How to recruit diverse participants

“For selection, we set quotas and targets, which took a lot of discussion. Research shows that having diverse people, however you want to define that, in a conversation requires they make up more than a third, or they will simply not speak. If they don’t make up half or more of the group, then they won’t get innovative. They will only enrich and educate the rest of the group. So our goal was to make sure we had over 30% or over 50% in groups that tend to not talk as much in these conversations: global south or low income countries, gender diversity, artists, and people from NGOs. And of course, local people, because having a meeting in people’s homes without inviting them is super colonial and rude”, they explain. “Setting targets was really hard, but meeting them was even harder, because people from these diverse groups know that most meetings aren’t for us. So putting out an open call doesn’t work, because they won’t apply. You have to demonstrate the culture you preach. We tried to do that by talking about the targets in the call, and through a lot of targeted and snowballing invitations. We wanted folks who would change the conversation. There was a lot of conflict between merit-based evaluation and equity. The problem with merit-based evaluation is that it assumes evaluators already know the terms for excellence and they map onto the existing ones, when often what you’re trying to do when you diversify is to change what excellent looks like”, they state.

How to make a safe space

“The second biggest issue is retention and safety. Just because you’ve managed to get people in the room doesn’t mean they stay or that it’s a good space for them to be in”, explains Max. “So we created a Code of Conduct with accountability. We had people who looked out for the Code of Conduct and that’s all they did during the meeting, they didn’t multitask. If there was an issue, you could talk to them or send them something anonymously and they would just take care of it. And that can’t be someone who is also running the meeting”.

On facilitation

“We tried to move the culture away from leadership and towards facilitation: how to get people to put everyone’s ideas on the table and invest in other people, instead of investing in themselves, in their own good ideas, which is more common in individualist cultures. There are techniques to do anti-oppressive facilitation, such as the AORTA collective guidelines. We made four or five guidelines and put them up everywhere on posters, and we did training. Things like ‘ask more questions than you make statements’, ‘step back if you’ve spoken a lot’, and ‘if someone hasn’t spoken, put them forward.’ One of the most important yet simple facilitation techniques is the round robin, where you go around the circle and everyone talks, or they just say ‘pass’ if they don’t want to speak. That revolutionises the conversation. You hear from people who tend not to speak as much and when there’s agreement, you hear it”, they say. “Having someone in each group who is a dedicated facilitator, especially in hard conversations, is really important.

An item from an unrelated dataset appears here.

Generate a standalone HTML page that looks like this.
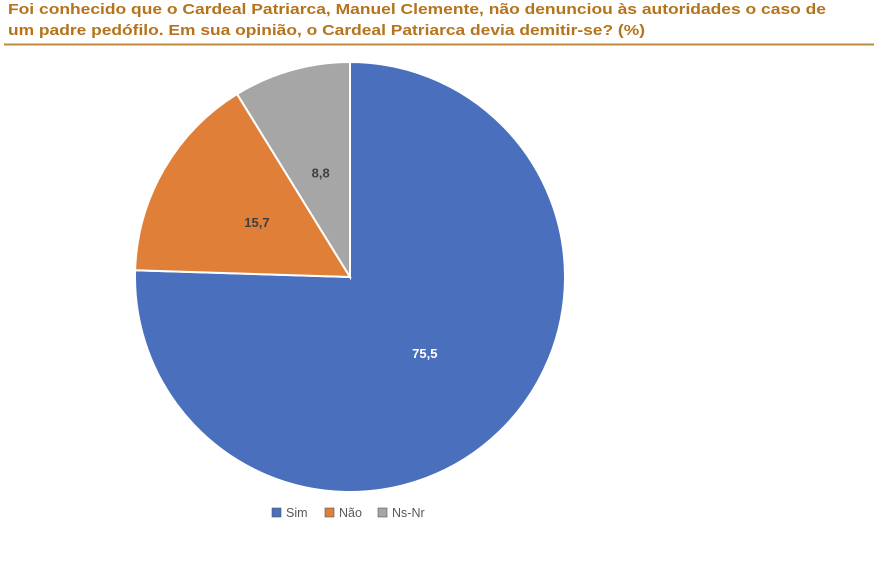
<!DOCTYPE html>
<html><head><meta charset="utf-8"><style>
html,body{margin:0;padding:0;background:#fff;width:874px;height:561px;overflow:hidden}
svg{display:block}
</style></head><body>
<svg width="874" height="561" font-family="Liberation Sans, sans-serif">
<text x="8" y="14" font-size="15" font-weight="bold" fill="#b5731b" textLength="818" lengthAdjust="spacingAndGlyphs">Foi conhecido que o Cardeal Patriarca, Manuel Clemente, não denunciou às autoridades o caso de</text>
<text x="8" y="35" font-size="15" font-weight="bold" fill="#b5731b" textLength="637" lengthAdjust="spacingAndGlyphs">um padre pedófilo. Em sua opinião, o Cardeal Patriarca devia demitir-se? (%)</text>
<line x1="4" y1="44.5" x2="874" y2="44.5" stroke="#c08a3e" stroke-width="2"/>
<g id="slices"></g>
<g id="labels"></g>
<g id="legend"></g>
</svg>
<script>
const categories = ["Sim","Não","Ns-Nr"];
const values = [75.5, 15.7, 8.8];
const labels = ["75,5","15,7","8,8"];
const colors = ["#4a70bd","#e07f38","#a6a6a6"];
const labelColors = ["#ffffff","#404040","#404040"];
const cx=350, cy=277, r=215;
const ns="http://www.w3.org/2000/svg";
const total=values.reduce((a,b)=>a+b,0);
let acc=0;
const gS=document.getElementById('slices'), gL=document.getElementById('labels'), gLg=document.getElementById('legend');
function pt(a,rr){return [cx+rr*Math.sin(a), cy-rr*Math.cos(a)];}
values.forEach((v,i)=>{
  const a0=acc/total*2*Math.PI; acc+=v; const a1=acc/total*2*Math.PI;
  const p0=pt(a0,r), p1=pt(a1,r);
  const large=(a1-a0)>Math.PI?1:0;
  const p=document.createElementNS(ns,'path');
  p.setAttribute('d',`M${cx},${cy} L${p0[0]},${p0[1]} A${r},${r} 0 ${large} 1 ${p1[0]},${p1[1]} Z`);
  p.setAttribute('fill',colors[i]); p.setAttribute('stroke','#fff'); p.setAttribute('stroke-width','2');
  
  
  gS.appendChild(p);
  const am=(a0+a1)/2; const lp=pt(am, r*0.5);
  const t=document.createElementNS(ns,'text');
  t.setAttribute('x',lp[0]); t.setAttribute('y',lp[1]+4);
  t.setAttribute('text-anchor','middle'); t.setAttribute('font-size','13'); t.setAttribute('font-weight','bold');
  t.setAttribute('fill',labelColors[i]); t.textContent=labels[i];
  
  
  gL.appendChild(t);
});
const lx=[272,325,378];
categories.forEach((c,i)=>{
  const g=document.createElementNS(ns,'g');
  
  
  const s=document.createElementNS(ns,'rect');
  s.setAttribute('x',lx[i]); s.setAttribute('y',508); s.setAttribute('width',9); s.setAttribute('height',9);
  s.setAttribute('fill',colors[i]); s.setAttribute('stroke','#555'); s.setAttribute('stroke-width','0.6');
  const t=document.createElementNS(ns,'text');
  t.setAttribute('x',lx[i]+14); t.setAttribute('y',517); t.setAttribute('font-size','12.5'); t.setAttribute('fill','#595959');
  t.textContent=c;
  g.appendChild(s); g.appendChild(t); gLg.appendChild(g);
});
</script>
</body></html>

That was my job: getting other people’s ideas onto the table, without adding my own. I was active in the Roadmap conversations, which had 112 people. That’s why you need training: 20 of them will talk a lot, and the facilitator’s job is to get to the others. That takes a lot of work, and the facilitator needs actual breaks. I was pretty burnt out by the end.” 


“Almost everything was in English. Paying more attention to translation and multi-language facilitators, and also to disability and child care, would add a lot of value for equity”, says Max. They add: “I think a good policy is ‘nothing about us without us’. If you’re going to talk about tech for Indigenous people, for example, have at least 30% Indigenous people there. The assumption is that if you have a diverse group they’ll be good at all sorts of different diverse conversations, but that is not always true.”